The opening statement in a recent Wall Street Journal front page article (WSJ Feb.2, 2009, by Stephanie Simon) succinctly summarizes the problem: “Rising unemployment has touched off a race among state governors to woo companies with tax breaks and financial incentives, even as budget shortfalls force cuts in education, health care and other services.” As state and local governments bleed revenue and reduce services, the corporate targeted incentives game goes on, pitting one state against another and even communities within states against each other in a desperate gambit to secure jobs. The Obama administration and congressional leaders have so far failed to address this blatant waste of public resources while large international corporations, many foreign owned, continue to play competing state and local governments like the proverbial trout on the line.
Proponents of this targeted incentives system, mainly those that profit from the system, cite the foreign competition for jobs that American companies face as justification for the practice. Foreign competition is a valid concern, but the solution is not a free-for-all for jobs that are inevitably going to stay stateside. If we want to address job competition with foreign countries then the federal government must adopt uniform policies and laws that protect American jobs from being lost overseas. That’s not what is going on nor what this issue is all about. It is instead about the ability of these corporate entities to extract tax dollars in direct grants and tax breaks exclusively for their individual businesses in exchange for a pledge to locate a facility in a particular state. In many instances, we see these targeted incentives used to reward a corporation for moving jobs from one state to another or in some instances simply for not moving. The move subsidized by the successful suitor might help that state, but that success comes at the expense of the losing state.
In North Carolina, the targeted incentives game has been played aggressively over the past decade. In 2004, the state induced Dell to build a manufacturing plant in North Carolina, giving them $270 million in various grants and tax breaks. Dell then played several local communities against each other, obtaining an additional $30 million in local government subsidies. It turned out that the manufacturing plant was really just an assembly operation for foreign-made parts, and we have recently learned that with a declining desktop market, the plant may close in the near future. Several years after the Dell giveaways, North Carolina was in a bidding war with other states, including South Carolina for a Google server farm. North Carolina “won” by promising Google several hundred million in targeted grants and tax breaks. The fact that Google still located additional server farms in South Carolina and other states that North Carolina was competing against seems lost on elected officials. To see how far this game has gone one needs only to examine the increasingly unreasonable efforts several states like North Carolina, South Carolina and Louisiana have gone to in order to attract the film industry to their respective states. It’s like the old nuclear arms race. We have to keep increasing our giveaways because the other guy keeps increasing his. North Carolina’s new Secretary of Commerce, J. Keith Crisco, Jr., recently noted, “I’m staggered what the competition is with other states.”

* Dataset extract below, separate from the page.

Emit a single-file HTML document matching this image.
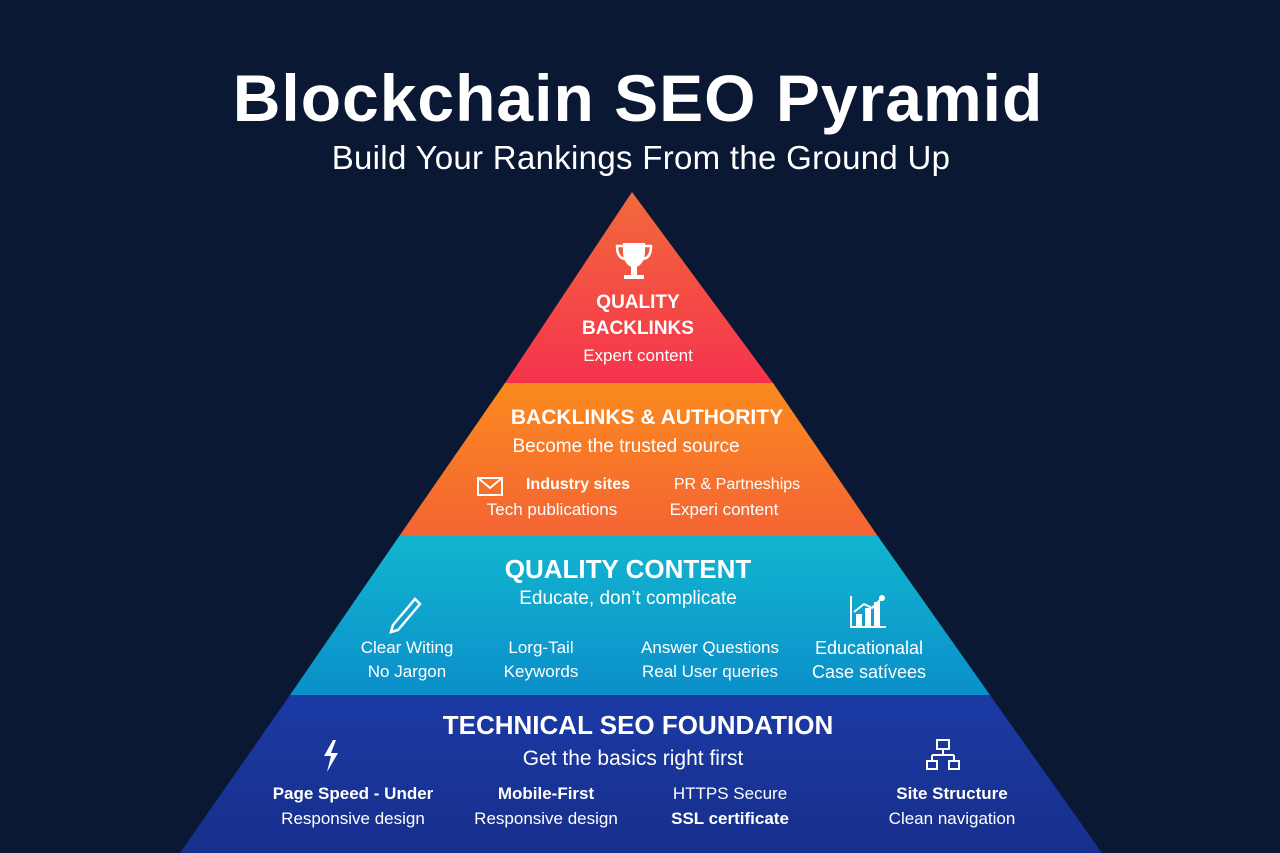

There is an endless stream of examples from around the country of how the powers of “economic development” have exploited the need for jobs in a declining economy and extracted millions of dollars in individual cases and collectively billions across America in targeted incentives. So who pays for it? We all do in a variety of ways. Funding for education, infrastructure improvements, and basic governmental services takes the hit while established businesses, particularly small businesses, don’t get these breaks and end up having more of a tax burden piled on them. Politicians love to be able to have that showy ribbon cutting when the new, big-name corporation announces it’s coming to town and bringing high paying jobs to the community. But what about all those other long-established companies that year in and year out have supported the state and local communities through their taxes and civic investments? As these companies struggle to compete, those billion dollar giants who collect targeted incentives avoid many of those same taxes and, if times get tough, they have no reservation about shutting the local operation down and heading elsewhere.
So, what’s the solution? As so many observers and participants in the system have acknowledged, we need a national solution. Crisco also commented, “If all the states would get together and stop incentives, that would be nice.” We need President Obama to take the lead in getting Congress to put practical and effective limits on the use of targeted incentives across the fifty states. This simply means that under the Commerce Clause powers granted to Congress by the United States Constitution—the ability of individual states to hand out individualized, targeted grants and breaks to corporations to induce them to move from one state to another or to keep them from moving to a different state—would be curtailed. Such a solution should in no way, however, limit states from fashioning overall policies designed to attract business or keep established businesses happy. If a state wants to eliminate corporate taxes or individual income taxes as a means of encouraging a favorable business climate, then that is not only acceptable but encouraged. At least such a policy would be uniformly and fairly applied to all businesses, large and small, new or established. Likewise, if Congress perceives a need to enact incentives legislation to keep companies and jobs in America rather than having them go overseas, that too is fine. It also would apply across the board, not on a company by company basis, contingent upon which company has the most political influence and leverage to extract these breaks.
To accomplish such practical economic development reform will require leadership and political courage. Opponents of reform cry “jobs, jobs, jobs”, and beg for more government handouts. Politicians cower at the prospects of opposing “economic development”, but the current system is, as it has often been called, “a race to the bottom”. Help us, Mr. President, get out from under this unfair and unproductive system of using targeted incentives to rob our neighbors. This is change that we truly need.